Saturday, February 19, 2011

Hoffman (1970)

Hoffman is a 1970 British film directed by Alvin Rakoff and starring Peter Sellers, Sinéad Cusack, Jennifer Ruth Dunning and Jeremy Bulloch.

Hoffman is the tale of an older man, played by Peter Sellers, who invites a young lady to his flat in England for a sexual liaison. As the film progresses, it is revealed that Sellers' character caught one of his workers dealing in a scam, and decided to blackmail the man's lovely fiancée away for a full week to convince her to fall in love with him. Mostly a drama, the film has an almost terrifying performance by Sellers, involved in intricate mind games with the other protagonists.

Reportedly, Sellers despised Hoffman because the lead character too closely reflected his own personality.

Notable for the haunting music by Ron Grainer, and as one of Sellers' few 'straight' performances.


Peter Sellers stars in this quirky drama as Benjamin Hoffman, a nebbish office worker who has been in love with his company's secretary, Janet Smith, for years. When Hoffman happens onto some unsavory information about her fiance, he hatches a disturbing blackmail scheme. Presenting Janet with the information, Hoffman tells her that in return for spending a week with him, he will destroy the information. She agrees and proceeds to spend the week with the quietly psychotic Hoffman, who behaves like a perfect gentleman, never betraying his obsessive love. Disturbing and oddly moving, Hoffman is a powerful love story that features an unforgettable dramatic performance by Peter Sellers.



In 1970 Hoffman put a fresh spin on the sexual revolution with its story about a middle-aged boss who blackmails his young secretary into spending a week alone with him. Its sharp observations on the theme of youth being wasted on the young struck a chord with the generation who missed out on all the fun.

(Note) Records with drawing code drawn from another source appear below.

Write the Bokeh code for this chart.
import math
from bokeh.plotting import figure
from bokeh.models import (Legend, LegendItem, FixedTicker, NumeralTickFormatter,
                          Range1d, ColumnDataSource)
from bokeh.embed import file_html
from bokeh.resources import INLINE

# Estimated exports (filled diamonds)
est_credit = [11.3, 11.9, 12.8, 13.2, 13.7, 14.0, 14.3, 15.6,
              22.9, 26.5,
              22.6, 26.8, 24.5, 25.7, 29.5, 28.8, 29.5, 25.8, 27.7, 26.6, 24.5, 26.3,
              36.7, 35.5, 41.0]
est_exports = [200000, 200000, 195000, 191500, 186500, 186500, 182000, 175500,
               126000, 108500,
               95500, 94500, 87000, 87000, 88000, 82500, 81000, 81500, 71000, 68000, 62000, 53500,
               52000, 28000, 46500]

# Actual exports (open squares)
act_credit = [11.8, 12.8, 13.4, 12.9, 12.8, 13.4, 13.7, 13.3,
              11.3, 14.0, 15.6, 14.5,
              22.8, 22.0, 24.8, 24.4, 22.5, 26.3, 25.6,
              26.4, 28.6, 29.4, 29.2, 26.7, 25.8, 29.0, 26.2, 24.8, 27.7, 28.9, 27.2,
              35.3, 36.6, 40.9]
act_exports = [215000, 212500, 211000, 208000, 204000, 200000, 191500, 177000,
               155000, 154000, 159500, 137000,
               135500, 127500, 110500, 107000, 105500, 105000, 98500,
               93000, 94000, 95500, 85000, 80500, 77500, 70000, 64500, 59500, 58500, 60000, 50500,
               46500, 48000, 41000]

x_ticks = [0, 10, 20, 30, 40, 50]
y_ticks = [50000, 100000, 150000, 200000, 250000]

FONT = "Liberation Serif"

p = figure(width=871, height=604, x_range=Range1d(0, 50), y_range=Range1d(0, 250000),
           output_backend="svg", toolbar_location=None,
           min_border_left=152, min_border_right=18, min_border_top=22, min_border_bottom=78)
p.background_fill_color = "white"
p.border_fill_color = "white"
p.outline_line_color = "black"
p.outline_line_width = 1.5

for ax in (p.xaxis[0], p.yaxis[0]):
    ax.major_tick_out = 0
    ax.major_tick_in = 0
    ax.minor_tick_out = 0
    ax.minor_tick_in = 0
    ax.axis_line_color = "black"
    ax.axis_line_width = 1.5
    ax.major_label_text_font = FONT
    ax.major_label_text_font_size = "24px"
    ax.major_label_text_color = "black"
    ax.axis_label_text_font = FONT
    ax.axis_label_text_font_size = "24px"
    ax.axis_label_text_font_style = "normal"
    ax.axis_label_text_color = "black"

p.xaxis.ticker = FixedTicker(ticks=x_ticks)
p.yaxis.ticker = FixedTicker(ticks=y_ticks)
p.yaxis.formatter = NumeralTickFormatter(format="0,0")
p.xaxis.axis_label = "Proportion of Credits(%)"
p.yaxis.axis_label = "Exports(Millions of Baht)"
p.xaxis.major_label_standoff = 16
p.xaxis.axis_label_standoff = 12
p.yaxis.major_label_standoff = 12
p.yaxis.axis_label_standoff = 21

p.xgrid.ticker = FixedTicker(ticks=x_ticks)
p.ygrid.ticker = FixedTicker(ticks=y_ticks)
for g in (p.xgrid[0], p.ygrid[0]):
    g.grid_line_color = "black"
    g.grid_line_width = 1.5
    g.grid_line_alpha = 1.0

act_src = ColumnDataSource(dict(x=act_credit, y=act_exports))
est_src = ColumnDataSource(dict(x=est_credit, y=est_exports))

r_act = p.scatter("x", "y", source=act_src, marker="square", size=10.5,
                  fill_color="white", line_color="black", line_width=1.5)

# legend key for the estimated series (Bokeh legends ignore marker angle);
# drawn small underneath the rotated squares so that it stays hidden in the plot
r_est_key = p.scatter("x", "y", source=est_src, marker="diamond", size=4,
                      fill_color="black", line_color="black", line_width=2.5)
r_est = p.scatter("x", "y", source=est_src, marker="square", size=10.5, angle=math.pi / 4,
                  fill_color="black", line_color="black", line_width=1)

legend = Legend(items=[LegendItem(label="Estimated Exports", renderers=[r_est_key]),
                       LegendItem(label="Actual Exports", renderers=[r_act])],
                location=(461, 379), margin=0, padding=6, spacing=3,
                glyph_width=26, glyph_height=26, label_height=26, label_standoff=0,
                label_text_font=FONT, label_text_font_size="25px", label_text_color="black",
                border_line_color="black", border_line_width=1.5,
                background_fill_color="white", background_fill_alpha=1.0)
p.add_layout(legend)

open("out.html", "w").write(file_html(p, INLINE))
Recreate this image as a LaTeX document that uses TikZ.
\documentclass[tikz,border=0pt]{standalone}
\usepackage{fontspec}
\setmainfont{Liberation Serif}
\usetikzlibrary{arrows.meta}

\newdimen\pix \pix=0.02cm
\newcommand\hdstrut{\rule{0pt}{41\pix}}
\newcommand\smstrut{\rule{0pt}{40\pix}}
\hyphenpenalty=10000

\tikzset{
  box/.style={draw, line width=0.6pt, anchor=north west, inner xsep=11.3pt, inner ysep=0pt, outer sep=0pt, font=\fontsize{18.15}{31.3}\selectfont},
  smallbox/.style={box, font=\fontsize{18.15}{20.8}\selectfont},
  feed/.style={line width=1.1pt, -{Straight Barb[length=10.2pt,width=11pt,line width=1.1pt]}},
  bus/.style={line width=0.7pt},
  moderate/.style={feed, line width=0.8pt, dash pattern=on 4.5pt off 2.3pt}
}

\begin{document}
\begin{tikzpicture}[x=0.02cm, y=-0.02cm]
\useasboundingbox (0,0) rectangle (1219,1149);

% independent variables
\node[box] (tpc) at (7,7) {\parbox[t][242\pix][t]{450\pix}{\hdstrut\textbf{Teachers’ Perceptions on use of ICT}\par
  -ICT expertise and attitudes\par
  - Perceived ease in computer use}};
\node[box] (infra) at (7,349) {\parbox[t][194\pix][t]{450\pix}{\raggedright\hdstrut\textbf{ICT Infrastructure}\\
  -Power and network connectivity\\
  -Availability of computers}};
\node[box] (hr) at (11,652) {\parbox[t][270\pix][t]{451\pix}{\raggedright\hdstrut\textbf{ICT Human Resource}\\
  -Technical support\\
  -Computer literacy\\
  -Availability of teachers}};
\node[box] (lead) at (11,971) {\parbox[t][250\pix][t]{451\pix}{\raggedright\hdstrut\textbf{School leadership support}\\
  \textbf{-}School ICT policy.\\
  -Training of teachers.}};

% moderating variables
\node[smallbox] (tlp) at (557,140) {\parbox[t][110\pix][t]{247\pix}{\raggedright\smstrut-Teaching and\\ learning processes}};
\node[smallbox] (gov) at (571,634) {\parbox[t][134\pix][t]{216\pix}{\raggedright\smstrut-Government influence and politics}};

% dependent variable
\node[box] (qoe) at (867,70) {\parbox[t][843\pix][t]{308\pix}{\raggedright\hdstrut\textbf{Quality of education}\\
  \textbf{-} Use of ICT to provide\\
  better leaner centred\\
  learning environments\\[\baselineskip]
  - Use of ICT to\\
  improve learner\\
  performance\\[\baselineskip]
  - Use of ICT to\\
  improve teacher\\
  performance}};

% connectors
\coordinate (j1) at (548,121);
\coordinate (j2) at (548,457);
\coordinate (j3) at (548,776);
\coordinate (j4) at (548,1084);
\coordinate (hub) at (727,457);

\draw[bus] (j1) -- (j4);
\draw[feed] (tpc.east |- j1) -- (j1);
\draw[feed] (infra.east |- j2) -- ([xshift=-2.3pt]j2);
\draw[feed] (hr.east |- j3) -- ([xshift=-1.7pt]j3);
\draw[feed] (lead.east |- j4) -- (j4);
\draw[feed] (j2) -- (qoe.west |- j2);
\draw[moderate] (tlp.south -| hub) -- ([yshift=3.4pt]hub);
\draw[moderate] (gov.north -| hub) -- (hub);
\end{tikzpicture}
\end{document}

Forty years on and Hoffman is, at times, positively creepy. Like Miss Jones (Cusack) we fear the worst and, to begin with at least, the cold, unlovable Mr Hoffman (Sellers) does little to dissuade us of this assumption. He admits to his secretary that he is sexually frustrated, calls women "fallopian tubes with teeth" and when she visits the bathroom tells his quarry to "get ready to be fertilised". Yet, despite all the sexual insinuation it transpires that all Mr Hoffman wants is to be with her, admire her legs as they stand at his kitchen sink and breathe in her smell.

Hoffman is odd; it's also wickedly smart. Slowly, and sweetly, the reasons for all the strange behaviour reveal themselves and the odious Mr Hoffman becomes a moderately likeable human. As the mood lightens so does the comedy - but it is hardly romantic comedy as we know it today. Sellers is at the peak of his powers, wonderful in a bittersweet role that demands him to be both darkly comic and gentle, mournful yet mischievous. Cusack offsets him brilliantly - skittish and ditzy against his hound dog solemnity.
The cinematography is also terrific and often loaded with metaphor, like a small scene when the couple visit the Harrods Food Hall and Cusack, looking innocent and lost, is framed against a backdrop of vast sides of pork. Or the opening titles which, to the soundtrack of Matt Monro, follow Miss Smith on her journey across London to Hoffman's flat.

Despite it's dry humour and bizarre morality Hoffman deserves to be rediscovered.